[Begin]

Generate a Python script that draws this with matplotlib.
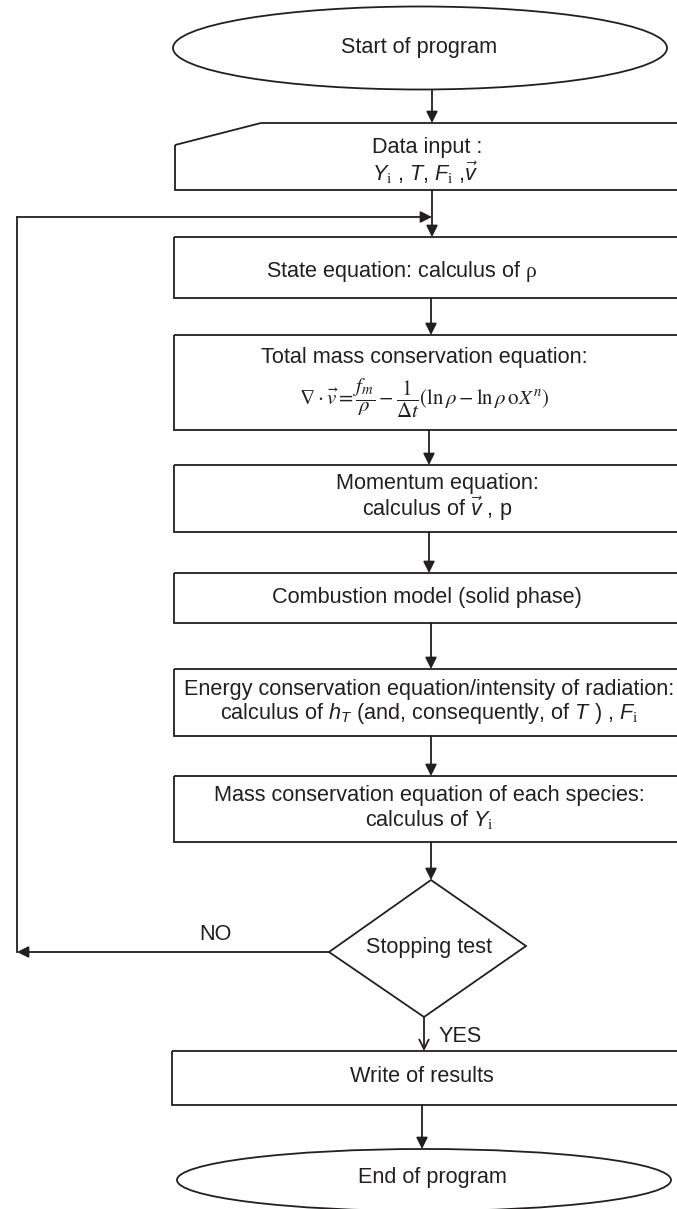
import matplotlib.pyplot as plt
from matplotlib.patches import Ellipse, Polygon, Rectangle

# === 1. Flowchart content ===
start_label = 'Start of program'
end_label = 'End of program'
input_lines = ['Data input :',
               r'$Y_\mathrm{i}$ , $T$, $F_\mathrm{i}$ ,$\vec{v}$']
step_lines = [
    [r'State equation: calculus of $\mathrm{\rho}$'],
    ['Total mass conservation equation:',
     r'$\nabla\cdot\vec{v} = \dfrac{f_m}{\rho} - \dfrac{1}{\Delta t}\left(\ln\rho - \ln\rho\,\mathrm{o}X^{n}\right)$'],
    ['Momentum equation:', r'calculus of $\vec{v}$ , p'],
    ['Combustion model (solid phase)'],
    ['Energy conservation equation/intensity of radiation:',
     r'calculus of $h_T$ (and, consequently, of $T$ ) , $F_\mathrm{i}$'],
    ['Mass conservation equation of each species:',
     r'calculus of $Y_\mathrm{i}$'],
]
test_label = 'Stopping test'
no_label = 'NO'
yes_label = 'YES'
write_label = 'Write of results'

# === 2. Layout (pixel coordinates, y down) ===
step_top = [237, 335, 465, 573, 669, 776]
step_bottom = [298, 430, 532, 623, 736, 842]
step_text_x = [402, 424, 437, 427, 429, 429]
step_text_y = [[271], [358, 398], [484, 509], [597], [689, 713], [796, 820]]
arrow_x = [431, 429, 429, 431, 431, 431]

ink = '#231f20'
lw = 1.3

plt.rcParams['font.family'] = ['Liberation Sans Narrow', 'Liberation Sans', 'DejaVu Sans']
plt.rcParams['mathtext.fontset'] = 'custom'
plt.rcParams['mathtext.rm'] = 'Liberation Serif'
plt.rcParams['mathtext.it'] = 'Liberation Sans:italic'
plt.rcParams['mathtext.bf'] = 'Liberation Sans:bold'

fig = plt.figure(figsize=(6.77, 12.09), dpi=100)
ax = fig.add_axes([0, 0, 1, 1])
ax.set_xlim(0, 677)
ax.set_ylim(1209, 0)
ax.axis('off')

fs = 15.6


def arrow(x0, y0, x1, y1, style='-|>'):
    ax.annotate('', xy=(x1, y1), xytext=(x0, y0),
                arrowprops=dict(arrowstyle=style, color=ink, lw=lw,
                                mutation_scale=17, shrinkA=0, shrinkB=0))


def label(x, y, s, **kw):
    ax.text(x, y, s, ha=kw.pop('ha', 'center'), va='center', fontsize=kw.pop('fontsize', fs),
            color=ink, **kw)


# Start
ax.add_patch(Ellipse((420, 48), 494, 83, fill=False, ec=ink, lw=lw))
label(419, 48, start_label)
arrow(432, 90, 432, 123)

# Data input (manual input shape)
ax.add_patch(Polygon([(175, 145), (261, 123), (700, 123), (700, 190), (175, 190)],
                     closed=True, fill=False, ec=ink, lw=lw))
label(427, 147, input_lines[0])
label(425, 173, input_lines[1])
arrow(432, 190, 432, 237)

# loop back arrow
arrow(17, 217, 432, 217)

# process steps
for i, lines in enumerate(step_lines):
    top, bot = step_top[i], step_bottom[i]
    ax.add_patch(Rectangle((174, top), 520, bot - top, fill=False, ec=ink, lw=lw))
    for j, s in enumerate(lines):
        if i == 1 and j == 1:
            ax.text(step_text_x[i], step_text_y[i][j], s, ha='center', va='center',
                    fontsize=15, color=ink, math_fontfamily='stix')
        else:
            label(step_text_x[i], step_text_y[i][j], s)
    nxt = step_top[i + 1] if i + 1 < len(step_top) else 880
    arrow(arrow_x[i], bot, arrow_x[i], nxt)

# Decision
ax.add_patch(Polygon([(431, 880), (526, 946), (424, 1017), (329, 952)],
                     closed=True, fill=False, ec=ink, lw=lw))
label(429, 947, test_label)

# NO branch back to the top
ax.plot([17, 17], [952, 217], color=ink, lw=lw)
arrow(329, 952, 17, 952)
label(215, 935, no_label)

# YES branch
arrow(424, 1017, 424, 1051, style='->')
label(438, 1036, yes_label, ha='left')

# Write of results
ax.add_patch(Rectangle((172, 1051), 520, 54, fill=False, ec=ink, lw=lw))
label(422, 1076, write_label)
arrow(422, 1105, 422, 1149)

# End
ax.add_patch(Ellipse((424, 1180), 494, 62, fill=False, ec=ink, lw=lw))
label(432, 1178, end_label)

fig.savefig('out.png', dpi=100, facecolor='white')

[End]

== TASK REQUIREMENTS ==
Transcribe the full listing above exactly, with the images removed.

== CORRECT OUTPUT ==
Generate a Python script that draws this with matplotlib.
import matplotlib.pyplot as plt
from matplotlib.patches import Ellipse, Polygon, Rectangle

# === 1. Flowchart content ===
start_label = 'Start of program'
end_label = 'End of program'
input_lines = ['Data input :',
               r'$Y_\mathrm{i}$ , $T$, $F_\mathrm{i}$ ,$\vec{v}$']
step_lines = [
    [r'State equation: calculus of $\mathrm{\rho}$'],
    ['Total mass conservation equation:',
     r'$\nabla\cdot\vec{v} = \dfrac{f_m}{\rho} - \dfrac{1}{\Delta t}\left(\ln\rho - \ln\rho\,\mathrm{o}X^{n}\right)$'],
    ['Momentum equation:', r'calculus of $\vec{v}$ , p'],
    ['Combustion model (solid phase)'],
    ['Energy conservation equation/intensity of radiation:',
     r'calculus of $h_T$ (and, consequently, of $T$ ) , $F_\mathrm{i}$'],
    ['Mass conservation equation of each species:',
     r'calculus of $Y_\mathrm{i}$'],
]
test_label = 'Stopping test'
no_label = 'NO'
yes_label = 'YES'
write_label = 'Write of results'

# === 2. Layout (pixel coordinates, y down) ===
step_top = [237, 335, 465, 573, 669, 776]
step_bottom = [298, 430, 532, 623, 736, 842]
step_text_x = [402, 424, 437, 427, 429, 429]
step_text_y = [[271], [358, 398], [484, 509], [597], [689, 713], [796, 820]]
arrow_x = [431, 429, 429, 431, 431, 431]

ink = '#231f20'
lw = 1.3

plt.rcParams['font.family'] = ['Liberation Sans Narrow', 'Liberation Sans', 'DejaVu Sans']
plt.rcParams['mathtext.fontset'] = 'custom'
plt.rcParams['mathtext.rm'] = 'Liberation Serif'
plt.rcParams['mathtext.it'] = 'Liberation Sans:italic'
plt.rcParams['mathtext.bf'] = 'Liberation Sans:bold'

fig = plt.figure(figsize=(6.77, 12.09), dpi=100)
ax = fig.add_axes([0, 0, 1, 1])
ax.set_xlim(0, 677)
ax.set_ylim(1209, 0)
ax.axis('off')

fs = 15.6


def arrow(x0, y0, x1, y1, style='-|>'):
    ax.annotate('', xy=(x1, y1), xytext=(x0, y0),
                arrowprops=dict(arrowstyle=style, color=ink, lw=lw,
                                mutation_scale=17, shrinkA=0, shrinkB=0))


def label(x, y, s, **kw):
    ax.text(x, y, s, ha=kw.pop('ha', 'center'), va='center', fontsize=kw.pop('fontsize', fs),
            color=ink, **kw)


# Start
ax.add_patch(Ellipse((420, 48), 494, 83, fill=False, ec=ink, lw=lw))
label(419, 48, start_label)
arrow(432, 90, 432, 123)

# Data input (manual input shape)
ax.add_patch(Polygon([(175, 145), (261, 123), (700, 123), (700, 190), (175, 190)],
                     closed=True, fill=False, ec=ink, lw=lw))
label(427, 147, input_lines[0])
label(425, 173, input_lines[1])
arrow(432, 190, 432, 237)

# loop back arrow
arrow(17, 217, 432, 217)

# process steps
for i, lines in enumerate(step_lines):
    top, bot = step_top[i], step_bottom[i]
    ax.add_patch(Rectangle((174, top), 520, bot - top, fill=False, ec=ink, lw=lw))
    for j, s in enumerate(lines):
        if i == 1 and j == 1:
            ax.text(step_text_x[i], step_text_y[i][j], s, ha='center', va='center',
                    fontsize=15, color=ink, math_fontfamily='stix')
        else:
            label(step_text_x[i], step_text_y[i][j], s)
    nxt = step_top[i + 1] if i + 1 < len(step_top) else 880
    arrow(arrow_x[i], bot, arrow_x[i], nxt)

# Decision
ax.add_patch(Polygon([(431, 880), (526, 946), (424, 1017), (329, 952)],
                     closed=True, fill=False, ec=ink, lw=lw))
label(429, 947, test_label)

# NO branch back to the top
ax.plot([17, 17], [952, 217], color=ink, lw=lw)
arrow(329, 952, 17, 952)
label(215, 935, no_label)

# YES branch
arrow(424, 1017, 424, 1051, style='->')
label(438, 1036, yes_label, ha='left')

# Write of results
ax.add_patch(Rectangle((172, 1051), 520, 54, fill=False, ec=ink, lw=lw))
label(422, 1076, write_label)
arrow(422, 1105, 422, 1149)

# End
ax.add_patch(Ellipse((424, 1180), 494, 62, fill=False, ec=ink, lw=lw))
label(432, 1178, end_label)

fig.savefig('out.png', dpi=100, facecolor='white')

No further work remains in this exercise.